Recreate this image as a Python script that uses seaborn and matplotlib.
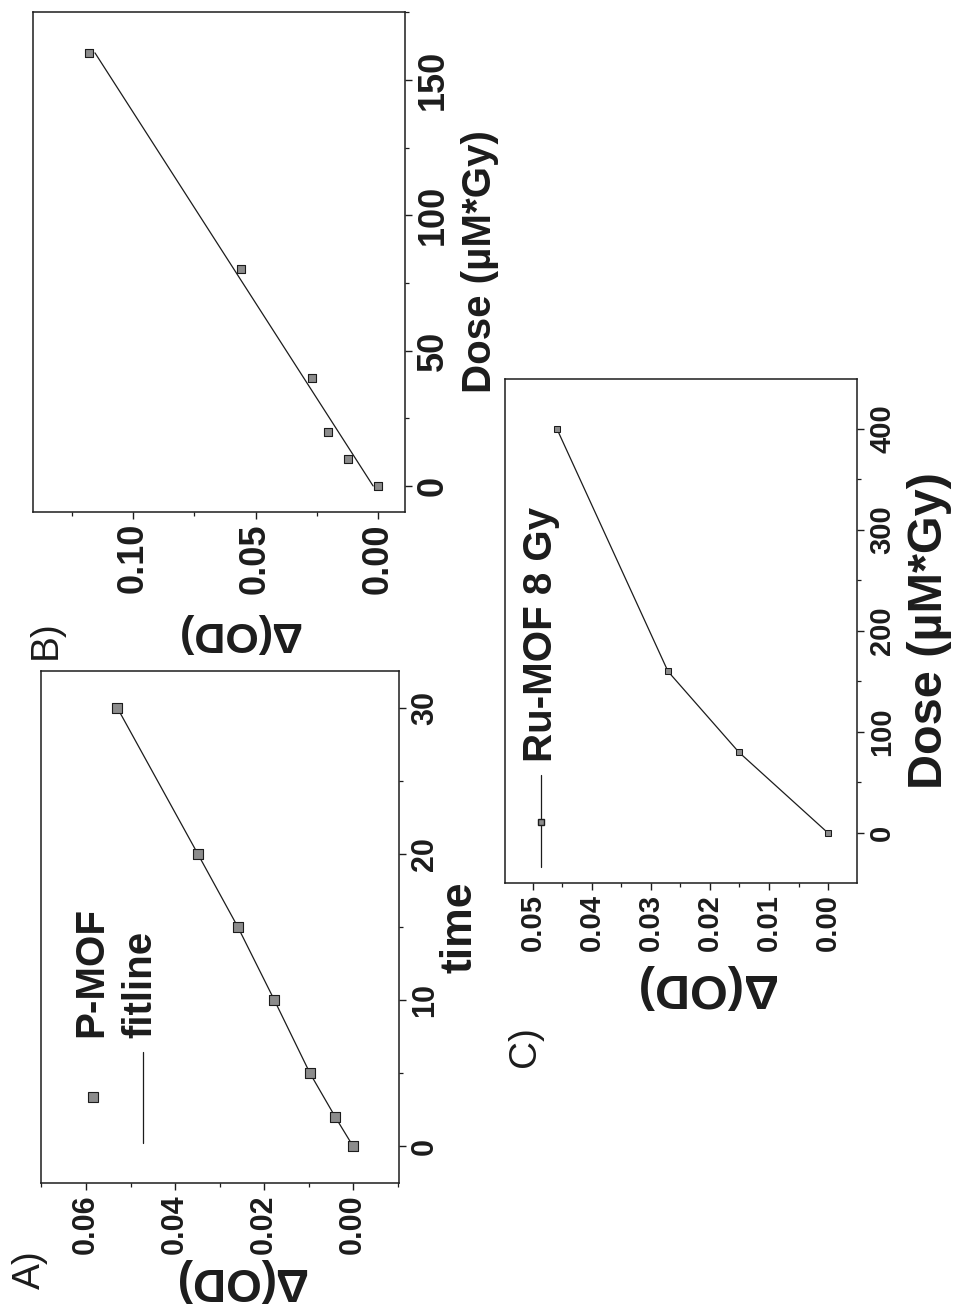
import numpy as np
import matplotlib
matplotlib.use('Agg')
import matplotlib.pyplot as plt
import seaborn as sns
from matplotlib.ticker import MultipleLocator, FormatStrFormatter

# A) P-MOF: dOD against irradiation time
time_a = [0, 2, 5, 10, 15, 20, 30]
od_a = [0.000, 0.0040, 0.0097, 0.0177, 0.0259, 0.0349, 0.0530]

# B) dOD against dose, with fit line
dose_b = [0, 10, 20, 40, 80, 160]
od_b = [0.000, 0.0122, 0.0204, 0.0269, 0.0559, 0.1178]
fit_dose_b = [0, 160]
fit_od_b = [0.002, 0.1155]

# C) Ru-MOF 8 Gy
dose_c = [0, 80, 160, 400]
od_c = [0.000, 0.0151, 0.0271, 0.0459]

sns.set_style('ticks')
plt.rcParams['font.family'] = ['Liberation Sans', 'DejaVu Sans']
plt.rcParams['font.weight'] = 'bold'
plt.rcParams['axes.labelweight'] = 'bold'
INK = '#1c1c1c'
MFACE = '#8c8c8c'

fig = plt.figure(figsize=(9.59, 13.06), dpi=100)
ax_b = fig.add_axes([0.0344, 0.608, 0.3879, 0.3828])
ax_a = fig.add_axes([0.0428, 0.0942, 0.3733, 0.392])
ax_c = fig.add_axes([0.5266, 0.3239, 0.367, 0.3859])


def style_axes(ax, xlim, ylim, xmaj, xmin, ymaj, ymin, fs):
    # the page is turned: dOD runs right-to-left, time/dose runs upward
    ax.set_xlim(*xlim)
    ax.set_ylim(*ylim)
    ax.xaxis.set_major_locator(MultipleLocator(xmaj))
    ax.xaxis.set_minor_locator(MultipleLocator(xmin))
    ax.yaxis.set_major_locator(MultipleLocator(ymaj))
    ax.yaxis.set_minor_locator(MultipleLocator(ymin))
    ax.xaxis.set_major_formatter(FormatStrFormatter('%.2f'))
    ax.yaxis.tick_right()
    ax.yaxis.set_label_position('right')
    for s in ax.spines.values():
        s.set_visible(True)
        s.set_color(INK)
        s.set_linewidth(1.1)
    ax.tick_params(which='major', direction='out', length=5, width=1, color=INK,
                   labelsize=fs, labelcolor=INK, pad=3)
    ax.tick_params(which='minor', direction='out', length=3, width=0.9, color=INK)
    ax.tick_params(axis='x', labelrotation=90)
    ax.tick_params(axis='y', labelrotation=90)
    plt.setp(ax.get_xticklabels(), ha='center', va='top', fontweight='bold')
    plt.setp(ax.get_yticklabels(), ha='left', va='center', fontweight='bold')


# ---- A ----
sns.lineplot(x=od_a, y=time_a, sort=False, estimator=None, color=INK, lw=0.9, ax=ax_a)
sns.scatterplot(x=od_a, y=time_a, marker='s', s=49, color=MFACE, edgecolor=INK,
                linewidth=0.8, ax=ax_a, zorder=3)
style_axes(ax_a, (0.0701, -0.0103), (-2.5, 32.5), 0.02, 0.01, 10, 5, 22)
ax_a.set_xlabel('Δ(OD)', fontsize=33, fontweight='bold', rotation=180,
                ha='center', va='center', color=INK)
ax_a.xaxis.set_label_coords(0.556, -0.19)
ax_a.set_ylabel('time', fontsize=32, fontweight='bold', rotation=90,
                ha='center', va='center', color=INK)
ax_a.yaxis.set_label_coords(1.17, 0.5)
# legend keys (drawn turned, like the page)
ax_a.plot([0.145], [0.168], transform=ax_a.transAxes, marker='s', ms=7, mfc=MFACE,
          mec=INK, mew=0.8, ls='none')
ax_a.plot([0.285, 0.285], [0.078, 0.256], transform=ax_a.transAxes, color=INK, lw=0.9)
ax_a.text(0.140, 0.285, 'P-MOF', transform=ax_a.transAxes, rotation=90, fontsize=29,
          fontweight='bold', ha='center', va='bottom', color=INK)
ax_a.text(0.277, 0.283, 'fitline', transform=ax_a.transAxes, rotation=90, fontsize=29,
          fontweight='bold', ha='center', va='bottom', color=INK)

# ---- B ----
sns.lineplot(x=fit_od_b, y=fit_dose_b, sort=False, estimator=None, color=INK, lw=0.9, ax=ax_b)
sns.scatterplot(x=od_b, y=dose_b, marker='s', s=30, color=MFACE, edgecolor=INK,
                linewidth=0.8, ax=ax_b, zorder=3)
style_axes(ax_b, (0.1408, -0.011), (-9.6, 175.1), 0.05, 0.025, 50, 25, 26)
ax_b.set_xlabel('Δ(OD)', fontsize=31, fontweight='bold', rotation=180,
                ha='center', va='center', color=INK)
ax_b.xaxis.set_label_coords(0.551, -0.242)
ax_b.set_ylabel('Dose (µM*Gy)', fontsize=29, fontweight='bold', rotation=90,
                ha='center', va='center', color=INK)
ax_b.yaxis.set_label_coords(1.202, 0.5)

# ---- C ----
sns.lineplot(x=od_c, y=dose_c, sort=False, estimator=None, color=INK, lw=0.9,
             marker='s', markersize=4, markerfacecolor=MFACE, markeredgecolor=INK, ax=ax_c)
style_axes(ax_c, (0.0547, -0.0049), (-49.5, 449.5), 0.01, 0.005, 100, 50, 21)
ax_c.set_xlabel('Δ(OD)', fontsize=35, fontweight='bold', rotation=180,
                ha='center', va='center', color=INK)
ax_c.xaxis.set_label_coords(0.568, -0.206)
ax_c.set_ylabel('Dose (µM*Gy)', fontsize=35, fontweight='bold', rotation=90,
                ha='center', va='center', color=INK)
ax_c.yaxis.set_label_coords(1.207, 0.5)
ax_c.plot([0.102, 0.102], [0.032, 0.214], transform=ax_c.transAxes, color=INK, lw=0.9)
ax_c.plot([0.102], [0.121], transform=ax_c.transAxes, marker='s', ms=4, mfc=MFACE,
          mec=INK, ls='none')
ax_c.text(0.102, 0.240, 'Ru-MOF 8 Gy', transform=ax_c.transAxes, rotation=90, fontsize=29,
          fontweight='bold', ha='center', va='bottom', color=INK)

# panel letters
for lab, x, y in [('A)', 0.031, 0.0276), ('B)', 0.048, 0.51), ('C)', 0.547, 0.199)]:
    fig.text(x, y, lab, rotation=90, fontsize=28, fontweight='normal',
             ha='center', va='center', color=INK)

fig.savefig('out.png', dpi=100)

> **Given task**
Write out the lines from the start of the material to the line with "MFACE = '#8c8c8c'", inclusive and exactly. Skip the pictures.

> **Correct output**
Recreate this image as a Python script that uses seaborn and matplotlib.
import numpy as np
import matplotlib
matplotlib.use('Agg')
import matplotlib.pyplot as plt
import seaborn as sns
from matplotlib.ticker import MultipleLocator, FormatStrFormatter

# A) P-MOF: dOD against irradiation time
time_a = [0, 2, 5, 10, 15, 20, 30]
od_a = [0.000, 0.0040, 0.0097, 0.0177, 0.0259, 0.0349, 0.0530]

# B) dOD against dose, with fit line
dose_b = [0, 10, 20, 40, 80, 160]
od_b = [0.000, 0.0122, 0.0204, 0.0269, 0.0559, 0.1178]
fit_dose_b = [0, 160]
fit_od_b = [0.002, 0.1155]

# C) Ru-MOF 8 Gy
dose_c = [0, 80, 160, 400]
od_c = [0.000, 0.0151, 0.0271, 0.0459]

sns.set_style('ticks')
plt.rcParams['font.family'] = ['Liberation Sans', 'DejaVu Sans']
plt.rcParams['font.weight'] = 'bold'
plt.rcParams['axes.labelweight'] = 'bold'
INK = '#1c1c1c'
MFACE = '#8c8c8c'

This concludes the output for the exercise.